International career
- Years: Team / Apps / (Points)
- 2013: Ireland U20 / 7 / (65)
- Correct as of 19 April 2020

National sevens team
- Years: Team /  / Comps
- 2015–16: Ireland 7s /  / 5

= Tom Daly (rugby union) =

Irish rugby union player for Leinster

Tom Daly (born 31 July 1993) is a former professional Irish rugby union player. At 6'4" and 106-kg (16 stone), he played the centre position. He formerly played for Lansdowne in the All Ireland League, Leinster, Connacht and most recently Stade Niçois.

==Club career==
Daly featured for Leinster at both u-18 and u-19 youth levels, and entered the Leinster academy in 2013. After three years in the academy, he was awarded his first fully professional contract ahead of the 2016–17 season. He debuted in a November 2016 away win against Zebre, and made nine appearances in the 2016–17 season, mostly as a substitute. In an August 2017 pre-season Leinster match, Daly suffered damage to the ACL in his knee, forcing him to miss almost the entire 2017–18 season.

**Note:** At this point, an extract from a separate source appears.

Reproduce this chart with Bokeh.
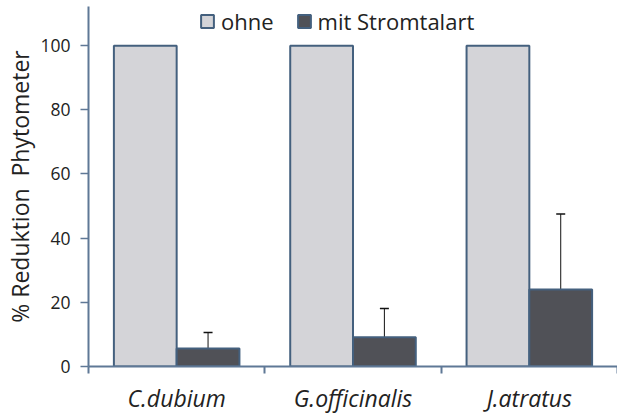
from bokeh.plotting import figure
from bokeh.models import (ColumnDataSource, Range1d, FixedTicker, Legend, LegendItem,
                          Whisker, TeeHead)
from bokeh.embed import file_html
from bokeh.resources import INLINE

species = ["C.dubium", "G.officinalis", "J.atratus"]
ohne = [100, 100, 100]
mit = [5.6, 9.1, 24.0]
mit_err = [5.0, 9.0, 23.5]

series_names = ["ohne", "mit Stromtalart"]

FONT = "Open Sans"
AXIS_COLOR = "#5f7896"
OUTLINE = "#44607e"
GREY = "#d4d4d8"
DARK = "#505157"
TEXT = "#222222"

centers = [i + 0.5 for i in range(len(species))]
off = 0.178
bw = 0.356

src_ohne = ColumnDataSource(dict(x=[c - off for c in centers], top=ohne))
src_mit = ColumnDataSource(dict(x=[c + off for c in centers], top=mit,
                                upper=[m + e for m, e in zip(mit, mit_err)]))

p = figure(width=617, height=416, output_backend="svg", toolbar_location=None,
           x_range=Range1d(0, 3.0), y_range=Range1d(0, 112.2),
           min_border_left=88, min_border_top=6, min_border_bottom=50, min_border_right=0)
p.outline_line_color = None
p.xgrid.grid_line_color = None
p.ygrid.grid_line_color = None

r1 = p.vbar(x="x", top="top", bottom=0, width=bw, source=src_ohne,
            fill_color=GREY, line_color=OUTLINE, line_width=2)
r2 = p.vbar(x="x", top="top", bottom=0, width=bw, source=src_mit,
            fill_color=DARK, line_color=OUTLINE, line_width=2)

wh = Whisker(base="x", lower="top", upper="upper", source=src_mit,
             line_color="#111111", line_width=1,
             upper_head=TeeHead(size=9, line_color="#111111", line_width=1.5),
             lower_head=None)
p.add_layout(wh)

# y axis
yax = p.yaxis[0]
yax.ticker = FixedTicker(ticks=[0, 20, 40, 60, 80, 100])
yax.axis_line_color = AXIS_COLOR
yax.axis_line_width = 2
yax.major_tick_line_color = AXIS_COLOR
yax.major_tick_line_width = 1.5
yax.major_tick_in = 0
yax.major_tick_out = 8
yax.minor_tick_line_color = None
yax.major_label_standoff = 10
yax.major_label_text_font = FONT
yax.major_label_text_font_size = "17.5px"
yax.major_label_text_color = TEXT
yax.axis_label = "% Reduktion\u00a0 Phytometer"
yax.axis_label_text_font = FONT
yax.axis_label_text_font_size = "23px"
yax.axis_label_text_font_style = "normal"
yax.axis_label_text_color = TEXT
yax.axis_label_standoff = 1

# x axis: boundary ticks (minor), category names at centers
xax = p.xaxis[0]
xax.ticker = FixedTicker(ticks=centers, minor_ticks=[0, 1, 2, 3])
xax.major_label_overrides = {c: s for c, s in zip(centers, species)}
xax.axis_line_color = AXIS_COLOR
xax.axis_line_width = 2
xax.major_tick_line_color = None
xax.major_tick_in = 0
xax.major_tick_out = 0
xax.minor_tick_line_color = AXIS_COLOR
xax.minor_tick_line_width = 2
xax.minor_tick_in = 0
xax.minor_tick_out = 7
xax.major_label_standoff = 8
xax.major_label_text_font = FONT
xax.major_label_text_font_size = "23px"
xax.major_label_text_font_style = "italic"
xax.major_label_text_color = TEXT

legend = Legend(items=[LegendItem(label=series_names[0], renderers=[r1]),
                       LegendItem(label=series_names[1], renderers=[r2])],
                orientation="horizontal", location=(111, 330),
                glyph_width=16, glyph_height=16, label_standoff=6, spacing=22,
                padding=0, margin=0, border_line_color=None, background_fill_alpha=0,
                label_text_font=FONT, label_text_font_size="22px", label_text_color=TEXT)
p.add_layout(legend)

open("out.html", "w").write(file_html(p, INLINE))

In December 2018, Daly joined Connacht on a loan deal for the remainder of the 2018–19 season. In April 2019, Daly signed a contract to remain at Connacht.

==International==
Daly played for Ireland at u-18 and u-19 level. He debuted for the Ireland under-20s in the 2013 Six Nations Under 20s Championship. He also featured in that year's u-20 Junior World Championship for Ireland, earning a total of 6 caps and scoring one try.

Daly was the captain of the Ireland national rugby sevens team. He was on the squad that played in the 2016 Men's Rugby Sevens Final Olympic Qualification Tournament attempting to qualify for the 2016 Summer Olympics in Rio, but the team was knocked out in the quarterfinals of the qualifying tournament by Spain and failed to advance to the Olympics.

In June 2021 he was called up to the senior Ireland squad for the Summer tests.